En coulisses, d’autres s’interrogent sur les conséquences de cette opération de contre-espionnage sur la coopération entre les Pays-Bas et le Maroc en matière de lutte contre le crime organisé et le terrorisme. Bien qu’elle ait connu des hauts et des bas, cette relation a parfois porté de grands fruits, comme l’arrestation en 2019 de Ridouan Taghi, l’un des chefs de la mafia Mocro, qui purge une peine à la prison de Nieuw Vosseveld.
« Permettez-moi de commencer par souligner que je trouve ce développement très inquiétant », a écrit le ministre d’origine turque Yesilgöz-Zegerius, chef du Parti populaire pour la liberté et la démocratie, qui fait partie de la coalition gouvernementale, dans une lettre adressée aux parlementaires.

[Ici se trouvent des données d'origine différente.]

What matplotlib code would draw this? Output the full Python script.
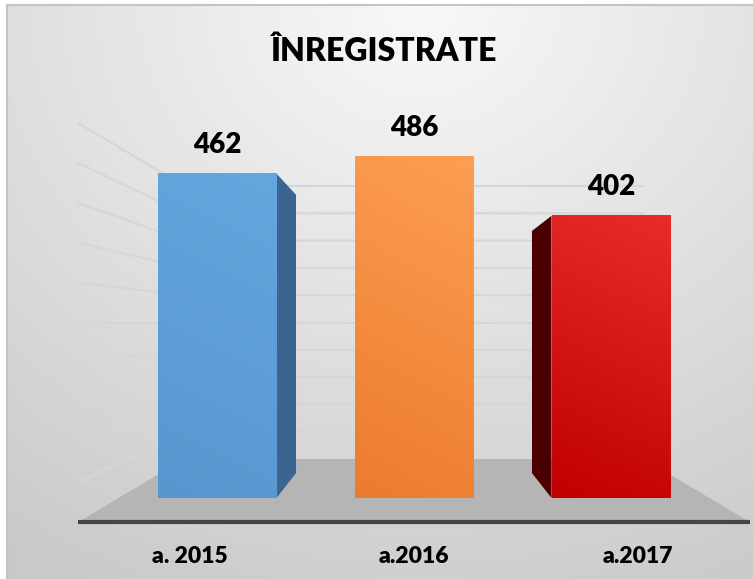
import numpy as np
import matplotlib
matplotlib.use('Agg')
import matplotlib.pyplot as plt
from matplotlib.patches import Polygon

plt.rcParams['font.family'] = ['Lato', 'DejaVu Sans']

# data ------------------------------------------------------------
categories = ['a. 2015', 'a.2016', 'a.2017']
values = [462, 486, 402]
title = 'ÎNREGISTRATE'
grid_values = list(range(50, 501, 50))

front_colors = [('#65a6df', '#5896d0'), ('#fd9e52', '#ec7b2f'), ('#e72b2b', '#c10000')]
side_colors = ['#3a6590', None, '#4a0000']

W, H = 753, 579

# perspective set-up (vanishing point in data units, depth scale factors)
vx, vy = 1.0, 250.0
f_front, f_bar, f_wall = 1.136, 0.858, 0.778
half = 0.302


def proj(x, v, f):
    return vx + (x - vx) * f, vy + (v - vy) * f


fig = plt.figure(figsize=(W / 100, H / 100), dpi=100)

# background gradient --------------------------------------------
bg = fig.add_axes([0, 0, 1, 1])
bg.set_axis_off()
yy, xx = np.mgrid[0:H, 0:W]
r = np.clip(np.hypot((xx - 420) / 1.15, yy - 5) / 650, 0, 1)
img = 0.975 + (0.79 - 0.975) * r
img[:5, :] = 1.0
img[:, :7] = 1.0
bg.imshow(np.dstack([img] * 3), extent=(0, W, H, 0), aspect='auto', interpolation='bilinear')
bg.plot([7, W], [5, 5], color='#c4c4c4', lw=1.5)
bg.plot([7, 7], [5, H], color='#c4c4c4', lw=1.5)
bg.set_xlim(0, W)
bg.set_ylim(H, 0)

# main axes = front plane of the bars ------------------------------
px_left, px_right = 118.5, 709.5
y0_px, ytop_px = 498, 147
ax = fig.add_axes([px_left / W, 1 - y0_px / H, (px_right - px_left) / W, (y0_px - ytop_px) / H])
ax.set_axis_off()
ax.patch.set_alpha(0)

# gridlines: left wall + back wall
for v in grid_values:
    a = proj(-0.5, v, f_front)
    b = proj(-0.5, v, f_wall)
    c = proj(2.5, v, f_wall)
    ax.plot([a[0], b[0], c[0]], [a[1], b[1], c[1]], color='#d6d6d6', lw=1.5,
            clip_on=False, zorder=1)

# floor
corners = [proj(-0.5, 0, f_front), proj(2.5, 0, f_front), proj(2.5, 0, f_wall), proj(-0.5, 0, f_wall)]
ax.add_patch(Polygon(corners, closed=True, fc='#b5b5b5', ec='none', clip_on=False, zorder=2))
ax.plot([corners[0][0], corners[1][0]], [corners[0][1], corners[1][1]], color='#454545',
        lw=3, solid_capstyle='butt', clip_on=False, zorder=2)

# bars
for i, v in enumerate(values):
    x0, x1 = i - half, i + half
    edge = None
    if x1 < vx:
        edge = x1
    elif x0 > vx:
        edge = x0
    if edge is not None:
        pts = [(edge, 0), (edge, v), proj(edge, v, f_bar), proj(edge, 0, f_bar)]
        ax.add_patch(Polygon(pts, closed=True, fc=side_colors[i], ec='none', clip_on=False, zorder=3))
    top_c = np.array(matplotlib.colors.to_rgb(front_colors[i][0]))
    bot_c = np.array(matplotlib.colors.to_rgb(front_colors[i][1]))
    ty, tx = np.mgrid[0:64, 0:16]
    t = np.clip(0.85 * ty / 63 + 0.15 * tx / 15, 0, 1)[..., None]
    grad = bot_c + (top_c - bot_c) * t
    ax.imshow(grad, extent=(x0, x1, 0, v), origin='lower', aspect='auto', zorder=4,
              interpolation='bilinear')
    ax.annotate(str(v), (i, v), xytext=(0, 15), textcoords='offset points', ha='center',
                va='baseline', fontsize=20, fontweight='heavy', color='black',
                annotation_clip=False, zorder=5)
    lx, ly = proj(i, 0, f_front)
    ax.annotate(categories[i], (lx, ly), xytext=(0, -29.5), textcoords='offset points',
                ha='center', va='baseline', fontsize=16.5, fontweight='heavy', color='black',
                annotation_clip=False, zorder=5)

ax.set_xlim(-0.5, 2.5)
ax.set_ylim(0, 500)

fig.text(383 / W, 1 - 61 / H, title, ha='center', va='baseline', fontsize=23,
         fontweight='heavy', color='black')

fig.savefig('out.png', dpi=100)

Elle a annoncé l’ouverture d’une enquête indépendante en dehors de la police.
Le long bras de l’espionnage marocain
La presse néerlandaise affirme que la police a été avertie il y a deux ans qu’Abderrahim El M. pouvait avoir des liens avec les services secrets marocains, mais que cela n’a pas été pris en considération. Ses collègues affirment, dans des déclarations anonymes aux journaux, que le suspect était « une personne très gentille ». « C’est un homme très intelligent et très critique à l’égard du gouvernement marocain », a également déclaré l’écrivaine néerlandaise Sietske de Boer. « Je ne vois pas pourquoi il leur donnerait des informations », a-t-elle ajouté.

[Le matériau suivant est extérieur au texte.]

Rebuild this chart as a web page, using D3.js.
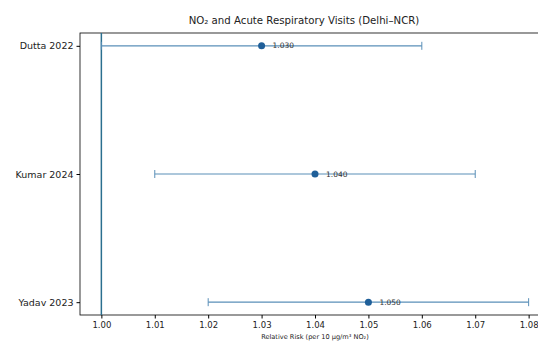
<!DOCTYPE html>
<html>
<head>
<meta charset="utf-8">
<script src="https://cdn.jsdelivr.net/npm/d3@7"></script>
<style>
  body { margin: 0; background: #fff; }
  svg { font-family: "DejaVu Sans", sans-serif; }
</style>
</head>
<body>
<script>
const studies = ["Dutta 2022", "Kumar 2024", "Yadav 2023"];
const rr = [1.03, 1.04, 1.05];
const lower = [1.00, 1.01, 1.02];
const upper = [1.06, 1.07, 1.08];
const rrLabels = ["1.030", "1.040", "1.050"];
const xTicks = [1.00, 1.01, 1.02, 1.03, 1.04, 1.05, 1.06, 1.07, 1.08];

const width = 538, height = 344;
const margin = {top: 33, left: 80, bottom: 29};
const plotW = 470;

const x = d3.scaleLinear().domain([0.996, 1.084]).range([margin.left, margin.left + plotW]);
const y = d3.scaleLinear().domain([-0.1, 2.1]).range([margin.top, height - margin.bottom]);

const svg = d3.select("body").append("svg")
    .attr("width", width)
    .attr("height", height);

// frame
svg.append("rect")
    .attr("x", x.range()[0]).attr("y", y.range()[0])
    .attr("width", plotW).attr("height", y.range()[1] - y.range()[0])
    .attr("fill", "none").attr("stroke", "#000").attr("stroke-width", 0.8);

// x axis
const xAxis = svg.append("g")
    .attr("transform", `translate(0,${y.range()[1]})`)
    .call(d3.axisBottom(x).tickValues(xTicks).tickFormat(d3.format(".2f")).tickSizeOuter(0).tickSize(3.5));
xAxis.select(".domain").remove();
xAxis.selectAll("text").attr("font-size", 8.5).attr("fill", "#222").attr("font-family", "DejaVu Sans");

// y axis
const yAxis = svg.append("g")
    .attr("transform", `translate(${x.range()[0]},0)`)
    .call(d3.axisLeft(y).tickValues([0, 1, 2]).tickFormat(i => studies[i]).tickSizeOuter(0).tickSize(3.5));
yAxis.select(".domain").remove();
yAxis.selectAll("text").attr("font-size", 9.5).attr("fill", "#222").attr("font-family", "DejaVu Sans");

// reference line at 1
svg.append("line")
    .attr("x1", x(1)).attr("x2", x(1))
    .attr("y1", y.range()[0]).attr("y2", y.range()[1])
    .attr("stroke", "#2b6f8f").attr("stroke-width", 1.5);

const rows = svg.append("g").selectAll("g")
    .data(studies)
    .join("g");

rows.append("line")
    .attr("x1", (d, i) => x(lower[i])).attr("x2", (d, i) => x(upper[i]))
    .attr("y1", (d, i) => y(i)).attr("y2", (d, i) => y(i))
    .attr("stroke", "#5a8fb8").attr("stroke-width", 1.2);

rows.append("line")
    .attr("x1", (d, i) => x(lower[i])).attr("x2", (d, i) => x(lower[i]))
    .attr("y1", (d, i) => y(i) - 4).attr("y2", (d, i) => y(i) + 4)
    .attr("stroke", "#5a8fb8").attr("stroke-width", 1);

rows.append("line")
    .attr("x1", (d, i) => x(upper[i])).attr("x2", (d, i) => x(upper[i]))
    .attr("y1", (d, i) => y(i) - 4).attr("y2", (d, i) => y(i) + 4)
    .attr("stroke", "#5a8fb8").attr("stroke-width", 1);

rows.append("circle")
    .attr("cx", (d, i) => x(rr[i])).attr("cy", (d, i) => y(i))
    .attr("r", 3.5)
    .attr("fill", "#1f5f99");

rows.append("text")
    .attr("x", (d, i) => x(rr[i]) + 11).attr("y", (d, i) => y(i))
    .attr("dy", "0.35em")
    .attr("font-size", 7.5)
    .attr("fill", "#333")
    .text((d, i) => rrLabels[i]);

// title
svg.append("text")
    .attr("x", x.range()[0] + plotW / 2 - 11).attr("y", 24)
    .attr("text-anchor", "middle")
    .attr("font-size", 10.2)
    .attr("fill", "#222")
    .text("NO₂ and Acute Respiratory Visits (Delhi–NCR)");

// x label
svg.append("text")
    .attr("x", x.range()[0] + plotW / 2).attr("y", 339)
    .attr("text-anchor", "middle")
    .attr("font-size", 6.6)
    .attr("fill", "#222")
    .text("Relative Risk (per 10 µg/m³ NO₂)");
</script>
</body>
</html>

L’affaire d’espionnage récemment révélée aux Pays-Bas est la deuxième affaire impliquant le Maroc au cours des 11 derniers mois. La précédente, connue sous le nom de Qatargate – en fait, plus chronologiquement, un Moroccogate – a été révélée en décembre 2022. Il s’agissait d’un système de corruption d’eurodéputés ou d’anciens eurodéputés qui, avec leurs assistants au Parlement européen, travaillaient contre rémunération pour favoriser les intérêts marocains dans les institutions européennes, en particulier en ce qui concerne le Sahara occidental. L’enquête judiciaire est toujours en cours.
Créé il y a plus d’une décennie, le complot était supervisé, à partir de 2019, par Mohamed Belahrech, un agent de la DGED, la seule agence de renseignement marocaine qui dépend directement de la Maison royale. Son directeur est Yassine Mansouri, 61 ans, un camarade de classe du roi Mohammed VI au Collège royal.

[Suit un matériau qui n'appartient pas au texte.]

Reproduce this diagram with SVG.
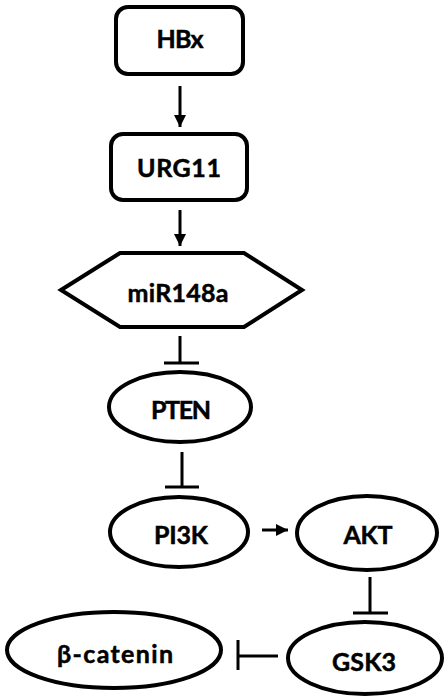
<svg xmlns="http://www.w3.org/2000/svg" width="448" height="700" viewBox="0 0 448 700">
<style>
.n{fill:#fff;stroke:#000;stroke-width:4}
.t{font-family:Lato,"Open Sans","Liberation Sans",sans-serif;font-weight:bold;font-size:25px;text-anchor:middle;fill:#000;stroke:#000;stroke-width:0.5}
.c{stroke:#000;stroke-width:3;fill:none}
</style>
<defs>
<marker id="arr" markerWidth="4" markerHeight="4" refX="4" refY="2" orient="auto" markerUnits="strokeWidth">
<path d="M0,0 L4,2 L0,4 Z" fill="#000"/>
</marker>
</defs>
<rect width="448" height="700" fill="#fff"/>
<g id="connectors">
<line class="c" x1="180" y1="86" x2="180" y2="127" marker-end="url(#arr)"/>
<line class="c" x1="180" y1="210" x2="180" y2="246" marker-end="url(#arr)"/>
<line class="c" x1="180" y1="336" x2="180" y2="363"/>
<line class="c" x1="164" y1="363" x2="199" y2="363"/>
<line class="c" x1="182" y1="452" x2="182" y2="487"/>
<line class="c" x1="165" y1="487" x2="199" y2="487"/>
<line class="c" x1="262" y1="530" x2="288" y2="530" marker-end="url(#arr)"/>
<line class="c" x1="370" y1="577" x2="370" y2="613"/>
<line class="c" x1="353" y1="613" x2="388" y2="613"/>
<line class="c" x1="278" y1="656" x2="238" y2="656"/>
<line class="c" x1="238" y1="640" x2="238" y2="670"/>
</g>
<g id="HBx"><rect class="n" x="116" y="7" width="127" height="67" rx="12"/><text class="t" x="180" y="48" textLength="47">HBx</text></g>
<g id="URG11"><rect class="n" x="111" y="134" width="136" height="66" rx="12"/><text class="t" x="179" y="177" textLength="84">URG11</text></g>
<g id="miR148a"><polygon class="n" points="61,290 120,253 244,253 302,290 244,327 120,327"/><text class="t" x="178" y="302" textLength="101">miR148a</text></g>
<g id="PTEN"><ellipse class="n" cx="180" cy="407" rx="71" ry="35"/><text class="t" x="181" y="419" textLength="60">PTEN</text></g>
<g id="PI3K"><ellipse class="n" cx="179" cy="532" rx="69" ry="35"/><text class="t" x="181" y="544" textLength="54">PI3K</text></g>
<g id="AKT"><ellipse class="n" cx="367" cy="533" rx="70" ry="37"/><text class="t" x="368" y="544" textLength="49">AKT</text></g>
<g id="GSK3"><ellipse class="n" cx="365" cy="658" rx="77" ry="36"/><text class="t" x="364" y="671" textLength="64">GSK3</text></g>
<g id="b-catenin"><ellipse class="n" cx="114" cy="650" rx="107" ry="38"/><text class="t" x="115" y="663" textLength="116">β-catenin</text></g>
</svg>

Après la Russie et ses espions, les collaborateurs du renseignement marocain sont ceux qui ont le plus fait parler d’eux dans la presse européenne
Outre ces épisodes majeurs, il existe d’autres affaires plus modestes en Allemagne et en Belgique, et même une en France en 2017. Après la Russie et ses espions, les collaborateurs du renseignement marocain sont ceux qui ont le plus fait parler d’eux dans la presse européenne.
Il y en aura probablement encore plus dans les années à venir, car aux activités secrètes de la DGED en Europe s’ajoutent désormais celles de la Direction générale de la surveillance du territoire (DGST) dirigée par Abdellatif Hammouchi. Les agents de Hammouchi se concentrent presque exclusivement sur les pays à forte immigration marocaine (France, Espagne, Italie, Belgique et Pays-Bas).
Bruxelles est, pour l’instant, la seule ville européenne où l’espionnage marocain a eu un visage féminin. Elle s’appelle Kaoutar Fal et a fondé une ONG pour organiser des activités au Parlement européen avec l’aide de députés. « Ses organisations sont impliquées dans des activités d’ingérence pour le compte du Maroc », a déclaré la Sûreté de l’État belge dans la note ordonnant son expulsion en 2018. Elle a qualifié les services secrets marocains d' »agressifs ».
Le cas espagnol
En Espagne, il n’y a jamais eu de procès de collaborateurs de la DGED marocaine et il n’y a eu qu’une seule expulsion en mai 2013, celle de Noureddine Ziani. Il vivait à Barcelone et entretenait des liens étroits avec Convergècia Democràtica de Catalunya à l’époque où elle était présidée par Artur Mas. C’est le général Félix Sanz Roldán, alors directeur du Centre national d’intelligence (CNI), qui a demandé son expulsion dans une lettre publique dans laquelle il faisait allusion au Maroc sans le nommer. Ziani a travaillé en Catalogne aux côtés de Belahrech, qui, six ans plus tard, a été le meneur du Marocogate.
En lisant entre les lignes de l’ordonnance du juge de l’Audience nationale, José Luis Calama – qui a enquêté sur la plainte du gouvernement espagnol concernant l’espionnage avec Pegasus – il est clair que c’est le Maroc qui a introduit ce programme malveillant dans les téléphones portables de trois ministres et du président Pedro Sánchez. L’appareil de M. Sánchez a été dans le collimateur des services de renseignement marocains pendant 14 mois, d’octobre 2020 à décembre 2021. Le jour où le plus de données ont été volées est le 19 mai 2021, juste après l’entrée massive de plus de 10 000 migrants marocains en situation irrégulière à Ceuta.
L’activité de la DGED en Espagne se manifeste principalement dans les tribunaux. Les jugements abondent dans lesquels les juges de l’Audiencia Nacional refusent d’accorder la nationalité espagnole à de simples individus marocains ou à des employés de leurs consulats. Ils le font à la suite d’allégations du CNI concernant les liens des demandeurs avec les services de renseignements marocains. Le cas le plus célèbre a été révélé par un arrêt de septembre 2022, dans lequel l’employé consulaire qui aspirait à devenir espagnol avait organisé un complot d’espionnage sous la direction du chef de la DGED à Madrid, qui travaille à l’ambassade et bénéficie d’un statut diplomatique. La sanction s’est arrêtée là. Les agents marocains ne se retrouvent jamais sur le banc des accusés en Espagne.